- Raw data -
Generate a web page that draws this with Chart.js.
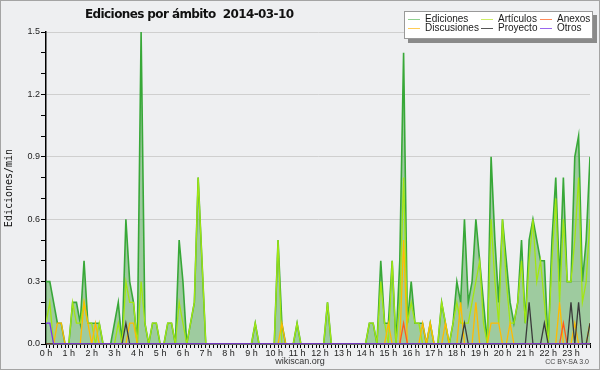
<!DOCTYPE html>
<html>
<head>
<meta charset="utf-8">
<script src="https://cdn.jsdelivr.net/npm/chart.js@4.4.1/dist/chart.umd.min.js"></script>
<style>
  body { margin: 0; background: #eeeff1; }
  #wrap { position: relative; width: 600px; height: 370px; overflow: hidden; background: #eeeff1; }
  #frame { position: absolute; left: 0; top: 0; width: 598px; height: 368px; border: 1px solid #a4a4a4; pointer-events: none; }
  #title { position: absolute; left: 85px; top: 7px; font: bold 12px "DejaVu Sans"; letter-spacing: -0.6px; color: #111; white-space: pre; }
  #legend { position: absolute; left: 404px; top: 11px; width: 187px; height: 26px; background: #fff; border: 1px solid #999; box-shadow: 4px 4px 0 #8a8a8a; }
  .lg-line { position: absolute; height: 1px; width: 12px; }
  .lg-text { position: absolute; font: 10px "Liberation Sans"; color: #1a1a1a; line-height: 10px; white-space: nowrap; }
  #site { position: absolute; left: 0; width: 600px; top: 356px; text-align: center; font: 9px "Liberation Sans"; color: #333; }
  #lic { position: absolute; right: 11px; top: 358px; font: 7px "Liberation Sans"; color: #444; }
</style>
</head>
<body>
<div id="wrap">
  <canvas id="chart" width="600" height="370"></canvas>
  <div id="title">Ediciones por ámbito  2014-03-10</div>
  <div id="legend"></div>
  <div id="site">wikiscan.org</div>
  <div id="lic">CC BY-SA 3.0</div>
  <div id="frame"></div>
</div>
<script>
// tick labels, one per hour (6 slots of 10 min each)
const hourLabels = ['0 h','1 h','2 h','3 h','4 h','5 h','6 h','7 h','8 h','9 h','10 h','11 h',
                    '12 h','13 h','14 h','15 h','16 h','17 h','18 h','19 h','20 h','21 h','22 h','23 h'];
const slotsPerHour = 6;

// edits per minute, one value per 10-minute slot
const ediciones = [
  0.3,0.3,0.2,0.1,0.1,0,0,0.2,0.2,0.1,0.4,0.1,
  0.1,0.1,0.1,0,0,0,0.1,0.2,0,0.6,0.3,0.2,
  0,1.5,0.1,0,0.1,0.1,0,0,0.1,0.1,0,0.5,
  0.3,0,0.1,0.2,0.8,0.4,0,0,0,0,0,0,
  0,0,0,0,0,0,0,0.1,0,0,0,0,
  0,0.5,0.1,0,0,0,0.1,0,0,0,0,0,
  0,0,0.2,0,0,0,0,0,0,0,0,0,
  0,0.1,0.1,0,0.4,0.1,0.1,0.4,0,0.4,1.4,0.1,
  0.3,0.1,0.1,0.1,0,0.1,0,0,0.2,0.1,0,0.1,
  0.3,0.2,0.6,0.2,0.3,0.6,0.4,0.2,0,0.9,0.5,0.2,
  0.6,0.4,0.2,0.1,0.2,0.5,0.1,0.5,0.6,0.5,0.4,0.4,
  0,0.5,0.8,0.3,0.8,0.3,0.3,0.9,1.0,0.3,0.5,0.9
];
const articulos = [
  0.1,0.2,0,0,0,0,0,0.2,0.1,0.1,0.2,0.1,
  0.1,0,0.1,0,0,0,0,0.1,0,0.3,0.2,0.2,
  0,0.3,0.1,0,0.1,0.1,0,0,0.1,0.1,0,0.2,
  0.1,0,0.1,0.2,0.8,0.4,0,0,0,0,0,0,
  0,0,0,0,0,0,0,0.1,0,0,0,0,
  0,0.5,0,0,0,0,0.1,0,0,0,0,0,
  0,0,0.2,0,0,0,0,0,0,0,0,0,
  0,0.1,0.1,0,0.3,0.1,0,0.4,0,0.2,0.8,0.1,
  0.2,0.1,0.1,0,0,0.1,0,0,0.2,0.1,0,0.1,
  0.2,0.1,0.1,0.1,0.2,0.3,0.4,0.1,0,0.6,0.3,0.1,
  0.6,0.3,0.1,0.1,0.2,0.4,0.1,0.4,0.6,0.3,0.4,0.2,
  0,0.4,0.7,0.2,0.6,0.3,0.3,0.5,0.8,0.2,0.3,0.6
];
const anexos = [
  0,0,0,0,0,0,0,0,0,0,0,0,
  0,0,0,0,0,0,0,0,0,0,0,0,
  0,0,0,0,0,0,0,0,0,0,0,0,
  0,0,0,0,0,0,0,0,0,0,0,0,
  0,0,0,0,0,0,0,0,0,0,0,0,
  0,0,0,0,0,0,0,0,0,0,0,0,
  0,0,0,0,0,0,0,0,0,0,0,0,
  0,0,0,0,0,0,0,0,0,0,0.1,0,
  0,0,0,0,0,0,0,0,0,0,0,0,
  0,0,0,0,0,0,0,0,0,0,0,0,
  0,0,0,0,0,0,0,0,0,0,0,0,
  0,0,0,0,0.1,0,0,0,0,0,0,0
];
const discusiones = [
  0,0,0,0.1,0.1,0,0,0,0,0,0.2,0.1,
  0,0.1,0,0,0,0,0,0,0,0,0.1,0.1,
  0,0,0,0,0,0,0,0,0,0,0,0,
  0,0,0,0,0,0,0,0,0,0,0,0,
  0,0,0,0,0,0,0,0,0,0,0,0,
  0,0,0.1,0,0,0,0,0,0,0,0,0,
  0,0,0,0,0,0,0,0,0,0,0,0,
  0,0,0,0,0,0,0.1,0,0,0,0.5,0,
  0,0,0,0.1,0,0.1,0,0,0,0.1,0,0,
  0,0.2,0,0,0,0.2,0,0,0,0.1,0.1,0.1,
  0,0,0.1,0,0,0,0,0,0,0,0,0,
  0,0,0,0.2,0,0,0,0.1,0,0,0,0.1
];
const proyecto = [
  0,0,0,0,0,0,0,0,0,0,0,0,
  0,0,0,0,0,0,0,0,0,0.1,0,0,
  0,0,0,0,0,0,0,0,0,0,0,0,
  0,0,0,0,0,0,0,0,0,0,0,0,
  0,0,0,0,0,0,0,0,0,0,0,0,
  0,0,0,0,0,0,0,0,0,0,0,0,
  0,0,0,0,0,0,0,0,0,0,0,0,
  0,0,0,0,0,0,0,0,0,0,0,0,
  0,0,0,0,0,0,0,0,0,0,0,0,
  0,0,0.1,0,0,0,0,0,0,0,0,0,
  0,0,0,0,0,0,0,0.2,0,0,0,0.1,
  0,0,0,0,0,0,0.2,0,0.2,0,0,0.1
];
const otros = [
  0.1,0.1,0,0,0,0,0,0,0,0,0,0,
  0,0,0,0,0,0,0,0,0,0,0,0,
  0,0,0,0,0,0,0,0,0,0,0,0,
  0,0,0,0,0,0,0,0,0,0,0,0,
  0,0,0,0,0,0,0,0,0,0,0,0,
  0,0,0,0,0,0,0,0,0,0,0,0,
  0,0,0,0,0,0,0,0,0,0,0,0,
  0,0,0,0,0,0,0,0,0,0,0,0,
  0,0,0,0,0,0,0,0,0,0,0,0,
  0,0,0,0,0,0,0,0,0,0,0,0,
  0,0,0,0,0,0,0,0,0,0,0,0,
  0,0,0,0,0,0,0,0,0,0,0,0
];

// legend order (3 columns x 2 rows)
const seriesNames  = ['Ediciones', 'Artículos', 'Anexos', 'Discusiones', 'Proyecto', 'Otros'];
const seriesData   = [ediciones, articulos, anexos, discusiones, proyecto, otros];
const seriesColors = ['#38a838', '#a2e612', '#ff5a1e', '#ffbb00', '#3a3a3a', '#7a33ee'];
const legendColors = ['#8fd08f', '#cdee66', '#ff8a5a', '#ffcc55', '#555555', '#9a66ee'];
const drawOrder    = [10, 5, 3, 4, 2, 1];

const toPoints = arr => arr.map((v, i) => ({ x: i, y: v }));

// --- legend box ---
const legend = document.getElementById('legend');
const colX = [3, 76, 135];
const rowY = [7, 16];
seriesNames.forEach((name, i) => {
    const c = i % 3, r = Math.floor(i / 3);
    const ln = document.createElement('div');
    ln.className = 'lg-line';
    ln.style.left = colX[c] + 'px';
    ln.style.top = rowY[r] + 'px';
    ln.style.background = legendColors[i];
    legend.appendChild(ln);
    const tx = document.createElement('div');
    tx.className = 'lg-text';
    tx.style.left = (colX[c] + 17) + 'px';
    tx.style.top = (rowY[r] - 5) + 'px';
    tx.textContent = name;
    legend.appendChild(tx);
});

const isMajor = v => Math.round(v * 10) % 3 === 0;

const ctx = document.getElementById('chart').getContext('2d');
new Chart(ctx, {
    type: 'line',
    data: {
        datasets: seriesNames.map((name, i) => ({
            label: name,
            data: toPoints(seriesData[i]),
            borderColor: seriesColors[i],
            backgroundColor: i === 0 ? 'rgba(60,160,60,0.45)' : 'transparent',
            fill: i === 0 ? 'origin' : false,
            borderWidth: i === 0 ? 1.6 : 1.3,
            pointRadius: 0,
            tension: 0,
            order: drawOrder[i]
        }))
    },
    options: {
        responsive: false,
        animation: false,
        layout: { padding: { top: 32, right: 10, bottom: 0, left: 0 } },
        plugins: { legend: { display: false }, tooltip: { enabled: false } },
        scales: {
            x: {
                type: 'linear',
                min: 0, max: 143,
                afterFit: s => { s.height = 26; },
                border: { color: '#000', width: 1.5 },
                grid: { drawOnChartArea: false, tickColor: '#000', tickLength: 4 },
                ticks: {
                    stepSize: 1, autoSkip: false, maxRotation: 0, padding: 0,
                    color: '#222', font: { family: 'Liberation Sans', size: 9 },
                    callback: v => (v % slotsPerHour === 0 ? hourLabels[v / slotsPerHour] : '')
                }
            },
            y: {
                min: 0, max: 1.5,
                afterFit: s => { s.width = 46; },
                border: { color: '#000', width: 1.5 },
                grid: {
                    color: c => (isMajor(c.tick.value) ? '#cfcfcf' : 'rgba(0,0,0,0)'),
                    tickColor: '#000', tickLength: 5
                },
                ticks: {
                    stepSize: 0.1, padding: 1,
                    color: '#222', font: { family: 'Liberation Sans', size: 9 },
                    callback: v => (isMajor(v) ? v.toFixed(1) : '')
                },
                title: {
                    display: true, text: 'Ediciones/min', color: '#111',
                    font: { family: 'DejaVu Sans Mono', size: 10 },
                    padding: { top: 3, bottom: 0 }
                }
            }
        }
    }
});
</script>
</body>
</html>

- Task to complete -
Without any pictures, reproduce the lines from the first one in the material through the line that has "const slotsPerHour = 6;", exactly as they appear.

- Response to the exercise -
Generate a web page that draws this with Chart.js.
<!DOCTYPE html>
<html>
<head>
<meta charset="utf-8">
<script src="https://cdn.jsdelivr.net/npm/chart.js@4.4.1/dist/chart.umd.min.js"></script>
<style>
  body { margin: 0; background: #eeeff1; }
  #wrap { position: relative; width: 600px; height: 370px; overflow: hidden; background: #eeeff1; }
  #frame { position: absolute; left: 0; top: 0; width: 598px; height: 368px; border: 1px solid #a4a4a4; pointer-events: none; }
  #title { position: absolute; left: 85px; top: 7px; font: bold 12px "DejaVu Sans"; letter-spacing: -0.6px; color: #111; white-space: pre; }
  #legend { position: absolute; left: 404px; top: 11px; width: 187px; height: 26px; background: #fff; border: 1px solid #999; box-shadow: 4px 4px 0 #8a8a8a; }
  .lg-line { position: absolute; height: 1px; width: 12px; }
  .lg-text { position: absolute; font: 10px "Liberation Sans"; color: #1a1a1a; line-height: 10px; white-space: nowrap; }
  #site { position: absolute; left: 0; width: 600px; top: 356px; text-align: center; font: 9px "Liberation Sans"; color: #333; }
  #lic { position: absolute; right: 11px; top: 358px; font: 7px "Liberation Sans"; color: #444; }
</style>
</head>
<body>
<div id="wrap">
  <canvas id="chart" width="600" height="370"></canvas>
  <div id="title">Ediciones por ámbito  2014-03-10</div>
  <div id="legend"></div>
  <div id="site">wikiscan.org</div>
  <div id="lic">CC BY-SA 3.0</div>
  <div id="frame"></div>
</div>
<script>
// tick labels, one per hour (6 slots of 10 min each)
const hourLabels = ['0 h','1 h','2 h','3 h','4 h','5 h','6 h','7 h','8 h','9 h','10 h','11 h',
                    '12 h','13 h','14 h','15 h','16 h','17 h','18 h','19 h','20 h','21 h','22 h','23 h'];
const slotsPerHour = 6;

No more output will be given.